Exercise directions
Show every line in the entries below where the word "that" appears.

Records from a collection
§ §
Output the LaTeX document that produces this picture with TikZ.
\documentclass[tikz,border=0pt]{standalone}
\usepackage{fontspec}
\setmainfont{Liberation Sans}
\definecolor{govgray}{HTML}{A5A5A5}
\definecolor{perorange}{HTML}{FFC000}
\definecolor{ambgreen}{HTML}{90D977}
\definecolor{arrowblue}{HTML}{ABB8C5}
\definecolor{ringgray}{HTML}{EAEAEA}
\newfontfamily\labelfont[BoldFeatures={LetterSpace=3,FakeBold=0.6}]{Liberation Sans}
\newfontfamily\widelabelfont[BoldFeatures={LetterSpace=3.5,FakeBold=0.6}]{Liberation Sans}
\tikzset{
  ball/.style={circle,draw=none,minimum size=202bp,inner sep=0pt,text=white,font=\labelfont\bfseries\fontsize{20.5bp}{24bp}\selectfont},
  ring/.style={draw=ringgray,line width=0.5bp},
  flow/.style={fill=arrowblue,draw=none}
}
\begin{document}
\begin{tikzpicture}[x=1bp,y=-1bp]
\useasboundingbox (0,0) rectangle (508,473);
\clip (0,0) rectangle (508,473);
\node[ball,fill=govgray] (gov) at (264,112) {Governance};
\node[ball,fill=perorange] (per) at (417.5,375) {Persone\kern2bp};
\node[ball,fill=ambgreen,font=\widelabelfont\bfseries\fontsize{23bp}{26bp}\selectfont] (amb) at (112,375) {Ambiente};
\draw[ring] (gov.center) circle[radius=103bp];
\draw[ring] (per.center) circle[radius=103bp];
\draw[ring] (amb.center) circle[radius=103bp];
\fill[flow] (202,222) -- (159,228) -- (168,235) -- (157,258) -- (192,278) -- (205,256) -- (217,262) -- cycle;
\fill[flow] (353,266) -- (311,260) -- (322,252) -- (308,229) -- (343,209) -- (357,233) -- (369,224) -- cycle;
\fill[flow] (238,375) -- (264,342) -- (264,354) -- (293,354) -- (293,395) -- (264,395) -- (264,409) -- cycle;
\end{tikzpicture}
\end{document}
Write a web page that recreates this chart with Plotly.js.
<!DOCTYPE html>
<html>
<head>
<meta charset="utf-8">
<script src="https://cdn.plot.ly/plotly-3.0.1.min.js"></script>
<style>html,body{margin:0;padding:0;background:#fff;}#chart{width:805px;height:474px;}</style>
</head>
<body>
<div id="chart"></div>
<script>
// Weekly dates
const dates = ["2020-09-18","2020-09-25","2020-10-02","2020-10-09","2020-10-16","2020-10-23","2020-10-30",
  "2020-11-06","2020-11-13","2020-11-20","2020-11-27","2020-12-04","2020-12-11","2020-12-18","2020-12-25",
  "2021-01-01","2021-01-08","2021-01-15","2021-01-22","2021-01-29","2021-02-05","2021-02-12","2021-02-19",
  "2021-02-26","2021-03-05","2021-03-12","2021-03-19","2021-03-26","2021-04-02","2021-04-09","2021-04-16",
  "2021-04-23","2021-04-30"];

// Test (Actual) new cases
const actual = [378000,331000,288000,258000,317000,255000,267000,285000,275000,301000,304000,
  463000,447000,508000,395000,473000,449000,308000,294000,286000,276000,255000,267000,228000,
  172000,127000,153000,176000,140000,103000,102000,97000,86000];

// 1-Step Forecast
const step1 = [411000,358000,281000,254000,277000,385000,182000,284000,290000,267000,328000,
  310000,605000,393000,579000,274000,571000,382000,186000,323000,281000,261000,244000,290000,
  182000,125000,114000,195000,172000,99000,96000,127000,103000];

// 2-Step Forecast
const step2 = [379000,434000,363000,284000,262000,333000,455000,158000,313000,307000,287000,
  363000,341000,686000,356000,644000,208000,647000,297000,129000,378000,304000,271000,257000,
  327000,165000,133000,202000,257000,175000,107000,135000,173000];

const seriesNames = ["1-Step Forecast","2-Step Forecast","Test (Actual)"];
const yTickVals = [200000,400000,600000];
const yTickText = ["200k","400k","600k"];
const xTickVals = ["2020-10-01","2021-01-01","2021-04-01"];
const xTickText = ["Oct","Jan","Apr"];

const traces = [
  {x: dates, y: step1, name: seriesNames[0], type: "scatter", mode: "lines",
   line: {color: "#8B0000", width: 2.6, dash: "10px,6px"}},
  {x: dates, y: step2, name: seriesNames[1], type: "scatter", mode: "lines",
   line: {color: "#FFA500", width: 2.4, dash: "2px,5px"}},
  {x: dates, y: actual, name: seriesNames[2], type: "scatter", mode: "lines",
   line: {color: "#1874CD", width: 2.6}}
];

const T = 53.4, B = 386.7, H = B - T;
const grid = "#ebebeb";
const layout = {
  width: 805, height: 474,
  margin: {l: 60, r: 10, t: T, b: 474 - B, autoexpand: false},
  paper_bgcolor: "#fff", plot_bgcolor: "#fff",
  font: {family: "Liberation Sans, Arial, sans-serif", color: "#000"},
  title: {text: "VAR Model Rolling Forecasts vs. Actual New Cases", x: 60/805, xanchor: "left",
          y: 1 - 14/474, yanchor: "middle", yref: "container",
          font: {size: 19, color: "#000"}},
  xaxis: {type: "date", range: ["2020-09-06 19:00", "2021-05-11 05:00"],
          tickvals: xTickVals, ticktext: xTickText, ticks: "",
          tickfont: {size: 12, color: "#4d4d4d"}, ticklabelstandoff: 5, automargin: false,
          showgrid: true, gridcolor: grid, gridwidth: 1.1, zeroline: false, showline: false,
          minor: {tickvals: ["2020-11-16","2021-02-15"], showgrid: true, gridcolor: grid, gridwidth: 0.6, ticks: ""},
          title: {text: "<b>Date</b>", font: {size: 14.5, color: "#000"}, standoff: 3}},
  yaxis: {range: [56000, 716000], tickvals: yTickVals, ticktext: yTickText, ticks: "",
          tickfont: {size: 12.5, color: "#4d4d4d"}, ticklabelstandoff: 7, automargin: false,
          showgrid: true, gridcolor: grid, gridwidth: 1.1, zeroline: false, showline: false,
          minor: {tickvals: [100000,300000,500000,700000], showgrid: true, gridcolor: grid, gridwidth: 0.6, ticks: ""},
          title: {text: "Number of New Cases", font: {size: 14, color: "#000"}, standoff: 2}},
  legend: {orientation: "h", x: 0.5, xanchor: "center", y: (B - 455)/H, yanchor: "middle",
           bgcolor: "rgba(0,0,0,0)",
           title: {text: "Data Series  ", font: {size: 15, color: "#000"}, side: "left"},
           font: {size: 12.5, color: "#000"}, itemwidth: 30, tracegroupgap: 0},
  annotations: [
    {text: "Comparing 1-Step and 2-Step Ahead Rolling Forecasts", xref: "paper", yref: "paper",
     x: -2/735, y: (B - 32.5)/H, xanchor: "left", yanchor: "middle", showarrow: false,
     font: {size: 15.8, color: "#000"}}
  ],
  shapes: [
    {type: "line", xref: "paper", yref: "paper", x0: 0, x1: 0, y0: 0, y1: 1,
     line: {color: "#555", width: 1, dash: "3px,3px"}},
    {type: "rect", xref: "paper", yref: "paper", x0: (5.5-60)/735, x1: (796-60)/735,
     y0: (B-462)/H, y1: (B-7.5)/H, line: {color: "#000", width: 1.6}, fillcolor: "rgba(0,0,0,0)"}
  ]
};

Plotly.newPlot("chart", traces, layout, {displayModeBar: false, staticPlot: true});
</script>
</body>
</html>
§ §
Task result
Output the LaTeX document that produces this picture with TikZ.
Write a web page that recreates this chart with Plotly.js.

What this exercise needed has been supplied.